What the task asks
Which lines contain the string "this"? Please list every one of them.

Supplied records
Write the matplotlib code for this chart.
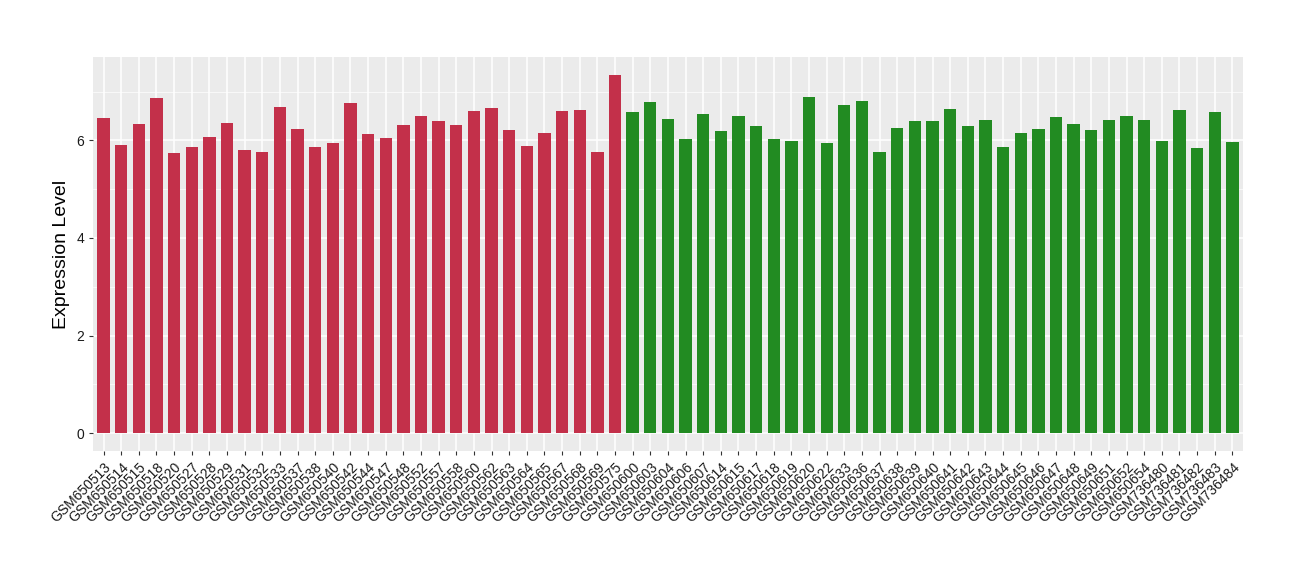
import matplotlib
matplotlib.use('Agg')
import matplotlib.pyplot as plt
import numpy as np
from matplotlib.ticker import MultipleLocator

plt.rcParams['font.family'] = ['Liberation Sans', 'DejaVu Sans']

# samples, two groups
group1 = ['GSM650513', 'GSM650514', 'GSM650515', 'GSM650518', 'GSM650520', 'GSM650527',
          'GSM650528', 'GSM650529', 'GSM650531', 'GSM650532', 'GSM650533', 'GSM650537',
          'GSM650538', 'GSM650540', 'GSM650542', 'GSM650544', 'GSM650547', 'GSM650548',
          'GSM650552', 'GSM650557', 'GSM650558', 'GSM650560', 'GSM650562', 'GSM650563',
          'GSM650564', 'GSM650565', 'GSM650567', 'GSM650568', 'GSM650569', 'GSM650575']
values1 = [6.45, 5.90, 6.34, 6.87, 5.73, 5.86, 6.06, 6.36, 5.81, 5.77,
           6.68, 6.23, 5.86, 5.94, 6.76, 6.12, 6.04, 6.31, 6.49, 6.39,
           6.31, 6.60, 6.66, 6.21, 5.88, 6.14, 6.60, 6.62, 5.77, 7.34]

group2 = ['GSM650600', 'GSM650603', 'GSM650604', 'GSM650606', 'GSM650607', 'GSM650614',
          'GSM650615', 'GSM650617', 'GSM650618', 'GSM650619', 'GSM650620', 'GSM650622',
          'GSM650633', 'GSM650636', 'GSM650637', 'GSM650638', 'GSM650639', 'GSM650640',
          'GSM650641', 'GSM650642', 'GSM650643', 'GSM650644', 'GSM650645', 'GSM650646',
          'GSM650647', 'GSM650648', 'GSM650649', 'GSM650651', 'GSM650652', 'GSM650654',
          'GSM736480', 'GSM736481', 'GSM736482', 'GSM736483', 'GSM736484']
values2 = [6.58, 6.78, 6.43, 6.02, 6.54, 6.19, 6.49, 6.29, 6.02, 5.98,
           6.89, 5.94, 6.72, 6.80, 5.77, 6.25, 6.39, 6.39, 6.64, 6.29,
           6.41, 5.86, 6.14, 6.23, 6.47, 6.33, 6.21, 6.41, 6.49, 6.41,
           5.98, 6.62, 5.84, 6.58, 5.96]

red = '#C3304A'
green = '#228B22'

labels = group1 + group2
vals = values1 + values2
colors = [red] * len(group1) + [green] * len(group2)
x = np.arange(len(labels))

fig = plt.figure(figsize=(13, 5.8), dpi=100)
ax = fig.add_axes([0.0715, 0.2224, 0.8846, 0.6793])
ax.set_facecolor('#EBEBEB')

ax.bar(x, vals, width=0.7, color=colors, zorder=3)

# ggplot-like expansion
ymax = max(vals)
ax.set_ylim(-0.05 * ymax, ymax * 1.05)
ax.set_xlim(-0.6, len(labels) - 0.4)

ax.yaxis.set_major_locator(MultipleLocator(2))
ax.yaxis.set_minor_locator(MultipleLocator(1))
ax.grid(which='major', axis='both', color='white', linewidth=1.1, zorder=0)
ax.grid(which='minor', axis='y', color='white', linewidth=0.5, zorder=0)
ax.tick_params(which='minor', length=0)
ax.tick_params(which='major', length=3, color='#333333', labelsize=10, labelcolor='#1a1a1a')

for s in ax.spines.values():
    s.set_visible(False)

ax.set_xticks(x)
ax.set_xticklabels(labels, rotation=45, ha='right', rotation_mode='anchor', fontsize=10)
ax.set_ylabel('Expression Level', fontsize=14)

fig.savefig('out.png', dpi=100)
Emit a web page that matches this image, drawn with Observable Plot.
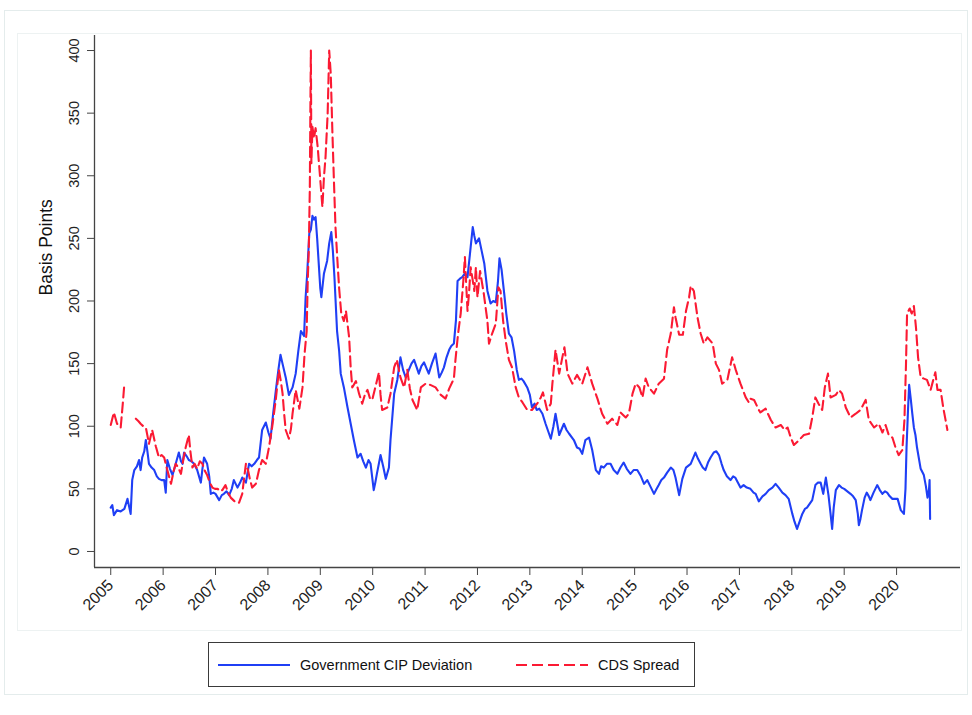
<!DOCTYPE html>
<html>
<head>
<meta charset="utf-8">
<script src="https://cdn.jsdelivr.net/npm/d3@7"></script>
<script src="https://cdn.jsdelivr.net/npm/@observablehq/plot@0.6"></script>
<style>
  html, body { margin: 0; padding: 0; background: #fff; }
  #wrap { position: relative; width: 972px; height: 715px; overflow: hidden; font-family: "Liberation Sans", Arial, Helvetica, sans-serif; }
  #outer { position: absolute; left: 4px; top: 10px; width: 964px; height: 685px; border: 1px solid #e4ecec; box-sizing: border-box; }
  #inner { position: absolute; left: 17px; top: 33px; width: 945px; height: 598px; border: 1px solid #edf2f2; box-sizing: border-box; }
  #chart { position: absolute; left: 0; top: 0; }
  #legend { position: absolute; left: 208px; top: 642px; width: 487px; height: 45px; border: 1px solid #3a3a3a; box-sizing: border-box; background: #fff; font-size: 14.5px; color: #111; }
  #legend .item { position: absolute; top: 0; height: 43px; display: flex; align-items: center; }
  #legend svg { display: block; }
</style>
</head>
<body>
<div id="wrap">
  <div id="outer"></div>
  <div id="inner"></div>
  <div id="chart"></div>
  <div id="legend"></div>
</div>
<script>
// ---- Data (decimal years, basis points) ----
const cipYear = [2005.00,2005.03,2005.06,2005.12,2005.19,2005.26,2005.32,2005.38,2005.41,2005.45,2005.50,2005.54,2005.57,2005.60,2005.64,2005.67,2005.70,2005.73,2005.78,2005.83,2005.88,2005.92,2005.97,2006.02,2006.05,2006.08,2006.13,2006.18,2006.24,2006.30,2006.34,2006.37,2006.40,2006.45,2006.49,2006.54,2006.59,2006.65,2006.72,2006.75,2006.78,2006.84,2006.88,2006.91,2006.96,2007.00,2007.07,2007.12,2007.16,2007.21,2007.26,2007.31,2007.35,2007.42,2007.47,2007.51,2007.58,2007.64,2007.69,2007.74,2007.79,2007.83,2007.89,2007.96,2008.01,2008.05,2008.10,2008.15,2008.20,2008.24,2008.29,2008.34,2008.40,2008.47,2008.53,2008.58,2008.63,2008.69,2008.72,2008.75,2008.79,2008.82,2008.85,2008.88,2008.91,2008.94,2008.97,2009.00,2009.02,2009.07,2009.13,2009.17,2009.21,2009.24,2009.27,2009.32,2009.36,2009.39,2009.45,2009.52,2009.58,2009.64,2009.71,2009.77,2009.82,2009.87,2009.92,2009.96,2010.02,2010.05,2010.08,2010.15,2010.20,2010.25,2010.31,2010.34,2010.41,2010.47,2010.53,2010.58,2010.63,2010.69,2010.74,2010.79,2010.84,2010.88,2010.93,2010.98,2011.03,2011.07,2011.13,2011.20,2011.27,2011.32,2011.36,2011.41,2011.46,2011.50,2011.55,2011.59,2011.62,2011.67,2011.71,2011.76,2011.81,2011.87,2011.91,2011.94,2011.97,2012.03,2012.08,2012.13,2012.19,2012.25,2012.30,2012.35,2012.39,2012.42,2012.46,2012.51,2012.55,2012.60,2012.65,2012.70,2012.75,2012.79,2012.84,2012.88,2012.95,2013.00,2013.04,2013.09,2013.13,2013.18,2013.24,2013.30,2013.35,2013.40,2013.45,2013.49,2013.56,2013.61,2013.65,2013.70,2013.75,2013.84,2013.90,2013.95,2014.00,2014.06,2014.13,2014.19,2014.26,2014.32,2014.36,2014.41,2014.47,2014.54,2014.60,2014.67,2014.73,2014.79,2014.85,2014.92,2014.98,2015.05,2015.12,2015.18,2015.24,2015.30,2015.37,2015.42,2015.46,2015.51,2015.56,2015.62,2015.69,2015.74,2015.78,2015.85,2015.91,2015.98,2016.07,2016.11,2016.16,2016.21,2016.26,2016.30,2016.35,2016.40,2016.45,2016.51,2016.56,2016.61,2016.66,2016.70,2016.76,2016.83,2016.88,2016.92,2016.97,2017.02,2017.08,2017.14,2017.21,2017.27,2017.31,2017.37,2017.44,2017.50,2017.56,2017.63,2017.69,2017.75,2017.82,2017.88,2017.94,2018.01,2018.05,2018.10,2018.15,2018.20,2018.25,2018.29,2018.34,2018.39,2018.45,2018.50,2018.55,2018.60,2018.65,2018.70,2018.74,2018.77,2018.80,2018.84,2018.90,2018.95,2019.00,2019.06,2019.12,2019.17,2019.22,2019.26,2019.28,2019.31,2019.34,2019.39,2019.43,2019.47,2019.50,2019.56,2019.63,2019.68,2019.73,2019.78,2019.82,2019.87,2019.92,2019.97,2020.02,2020.08,2020.14,2020.17,2020.19,2020.22,2020.24,2020.27,2020.30,2020.33,2020.36,2020.39,2020.46,2020.52,2020.56,2020.59,2020.62,2020.63,2020.64];
const cipBp = [35,37,29,33,32,34,42,30,57,65,68,73,65,75,80,89,80,70,67,65,60,58,57,57,47,73,66,61,70,79,72,70,79,76,73,72,70,65,55,66,75,70,60,46,47,46,41,45,46,48,45,50,57,51,55,59,55,70,68,70,73,75,97,103,95,90,110,128,145,157,148,139,125,131,142,160,176,172,203,222,254,257,268,265,267,250,230,210,203,222,232,246,255,240,219,176,160,142,131,115,102,89,75,78,72,67,73,70,49,55,62,77,68,58,67,89,126,137,155,145,139,145,150,153,147,142,148,151,146,142,150,158,139,143,147,155,161,164,166,185,216,218,219,222,219,243,259,252,246,250,240,230,208,198,200,199,215,234,225,206,190,174,171,160,145,137,138,136,131,125,115,118,113,114,110,102,96,90,100,110,93,98,102,97,94,89,83,82,78,89,91,81,65,62,68,67,70,70,65,62,67,71,66,62,65,65,60,54,57,52,46,50,53,57,59,63,67,65,59,45,58,67,70,74,79,74,70,67,65,71,75,79,80,77,70,65,60,57,60,59,55,51,53,51,50,47,46,40,44,46,49,51,54,51,47,45,42,30,24,18,24,30,34,35,38,41,53,55,55,46,59,45,30,18,35,49,53,51,50,48,46,44,41,30,21,26,33,43,47,44,41,47,53,49,46,48,47,44,42,42,42,33,30,50,83,115,133,122,110,99,93,83,66,61,52,43,50,57,26];

const cdsYear = [2005.00,2005.06,2005.12,2005.19,2005.23,2005.26,2005.30,2005.48,2005.53,2005.57,2005.62,2005.67,2005.73,2005.79,2005.86,2005.92,2005.97,2006.02,2006.08,2006.15,2006.20,2006.24,2006.29,2006.34,2006.38,2006.43,2006.49,2006.52,2006.56,2006.60,2006.65,2006.70,2006.75,2006.80,2006.84,2006.89,2006.94,2006.99,2007.04,2007.09,2007.13,2007.19,2007.24,2007.29,2007.34,2007.39,2007.45,2007.51,2007.55,2007.58,2007.62,2007.66,2007.70,2007.77,2007.83,2007.89,2007.96,2008.02,2008.08,2008.15,2008.21,2008.25,2008.28,2008.31,2008.34,2008.40,2008.44,2008.47,2008.53,2008.60,2008.66,2008.70,2008.74,2008.76,2008.78,2008.80,2008.81,2008.82,2008.83,2008.85,2008.88,2008.91,2008.95,2008.99,2009.04,2009.07,2009.10,2009.14,2009.17,2009.20,2009.23,2009.26,2009.29,2009.33,2009.36,2009.40,2009.45,2009.49,2009.55,2009.58,2009.61,2009.68,2009.74,2009.80,2009.85,2009.90,2009.95,2009.99,2010.05,2010.12,2010.15,2010.18,2010.23,2010.28,2010.34,2010.41,2010.46,2010.53,2010.60,2010.66,2010.71,2010.76,2010.85,2010.92,2011.01,2011.10,2011.20,2011.30,2011.39,2011.46,2011.55,2011.58,2011.63,2011.68,2011.73,2011.76,2011.81,2011.84,2011.87,2011.90,2011.94,2011.97,2012.00,2012.05,2012.12,2012.19,2012.22,2012.28,2012.35,2012.40,2012.44,2012.49,2012.54,2012.60,2012.66,2012.73,2012.79,2012.86,2012.95,2013.04,2013.14,2013.21,2013.25,2013.33,2013.40,2013.43,2013.49,2013.56,2013.62,2013.66,2013.72,2013.81,2013.90,2014.00,2014.10,2014.19,2014.29,2014.38,2014.48,2014.57,2014.67,2014.73,2014.83,2014.89,2014.96,2015.02,2015.09,2015.15,2015.21,2015.27,2015.37,2015.46,2015.56,2015.62,2015.69,2015.75,2015.78,2015.85,2015.92,2015.98,2016.04,2016.07,2016.13,2016.20,2016.26,2016.32,2016.39,2016.49,2016.55,2016.61,2016.67,2016.77,2016.86,2016.93,2017.02,2017.12,2017.18,2017.21,2017.28,2017.37,2017.40,2017.50,2017.60,2017.69,2017.79,2017.86,2017.92,2017.98,2018.04,2018.14,2018.23,2018.33,2018.39,2018.45,2018.51,2018.58,2018.63,2018.69,2018.74,2018.84,2018.90,2018.96,2019.03,2019.12,2019.22,2019.31,2019.41,2019.47,2019.57,2019.66,2019.73,2019.79,2019.85,2019.92,2019.98,2020.04,2020.11,2020.15,2020.18,2020.20,2020.25,2020.29,2020.33,2020.37,2020.41,2020.46,2020.52,2020.58,2020.65,2020.70,2020.74,2020.78,2020.84,2020.89,2020.97];
const cdsBp = [101,111,102,99,118,134,null,106,104,102,100,99,86,97,84,75,77,75,65,54,64,70,67,62,72,83,93,80,67,70,66,72,70,64,61,55,51,50,50,48,49,53,47,43,41,39,39,46,60,70,65,57,51,54,65,73,70,83,99,121,145,135,126,110,97,90,98,110,129,114,131,158,176,216,240,290,350,400,310,339,330,338,323,302,275,299,315,349,400,381,336,296,259,230,210,190,184,192,171,147,131,136,126,118,125,129,122,121,131,143,125,113,114,115,126,147,153,139,131,145,130,121,113,131,134,133,131,125,122,130,138,153,174,190,216,235,192,207,227,219,208,227,203,224,206,184,166,174,182,211,208,184,168,153,147,131,123,119,113,113,118,123,127,113,118,134,161,142,155,163,142,134,141,134,147,134,122,110,102,106,101,111,107,110,126,134,131,123,138,131,126,134,138,161,174,195,187,173,173,192,203,212,208,187,174,166,171,166,150,145,134,137,155,145,134,123,119,122,121,113,111,114,105,99,101,97,99,91,85,89,93,94,107,123,118,113,131,142,123,125,129,126,115,107,110,113,121,105,99,102,95,101,93,91,83,77,81,105,150,190,194,190,196,179,155,139,138,137,129,137,143,129,129,115,97];

const yearTicks = [2005,2006,2007,2008,2009,2010,2011,2012,2013,2014,2015,2016,2017,2018,2019,2020];
const bpTicks = [0,50,100,150,200,250,300,350,400];
const seriesNames = ["Government CIP Deviation", "CDS Spread"];
const yTitle = "Basis Points";
const xDomain = [2004.69, 2021.22];
const yDomain = [-12.8, 412];

const blue = "#1f3ff5";
const red = "#fb1a33";
const dash = "10,5";

const cip = cipYear.map((t, i) => ({t, v: cipBp[i]}));
const cds = cdsYear.map((t, i) => ({t, v: cdsBp[i] == null ? NaN : cdsBp[i]}));

const chart = Plot.plot({
  width: 972,
  height: 620,
  marginLeft: 94,
  marginRight: 12,
  marginTop: 35,
  marginBottom: 53,
  x: {domain: xDomain},
  y: {domain: yDomain},
  style: {fontFamily: "'Liberation Sans', Arial, Helvetica, sans-serif", fontSize: "14px", color: "#222", background: "transparent", overflow: "visible"},
  marks: [
    Plot.line(cip, {x: "t", y: "v", stroke: blue, strokeWidth: 2.1, curve: "linear"}),
    Plot.line(cds, {x: "t", y: "v", stroke: red, strokeWidth: 2.1, strokeDasharray: dash, curve: "linear"}),
    Plot.ruleX([xDomain[0]], {stroke: "#444", strokeWidth: 1.3}),
    Plot.ruleY([yDomain[0]], {stroke: "#444", strokeWidth: 1.3}),
    Plot.axisY(bpTicks, {tickRotate: -90, tickSize: 7, tickPadding: 9, label: null, stroke: "#444", fill: "#222", fontSize: 14.5}),
    Plot.axisX(yearTicks, {tickRotate: -45, tickSize: 8, tickPadding: 7, label: null, tickFormat: d => String(d), stroke: "#444", fill: "#222", fontSize: 16}),
    Plot.text([yTitle], {frameAnchor: "left", rotate: -90, dx: -48, dy: -6, fontSize: 17.5, fill: "#111"})
  ]
});
document.getElementById("chart").appendChild(chart);

// ---- Legend ----
const legend = document.getElementById("legend");
function item(left, color, dasharray, label, textLeft) {
  const s = document.createElement("div");
  s.className = "item";
  s.style.left = left + "px";
  s.innerHTML = `<svg width="72" height="6"><line x1="0" x2="72" y1="3" y2="3" stroke="${color}" stroke-width="2" ${dasharray ? `stroke-dasharray="${dasharray}"` : ""}/></svg>`;
  legend.appendChild(s);
  const t = document.createElement("div");
  t.className = "item";
  t.style.left = textLeft + "px";
  t.textContent = label;
  legend.appendChild(t);
}
item(9, blue, null, seriesNames[0], 91);
item(307, red, "11,5", seriesNames[1], 389);
</script>
</body>
</html>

Correct answer
Write the matplotlib code for this chart.
Emit a web page that matches this image, drawn with Observable Plot.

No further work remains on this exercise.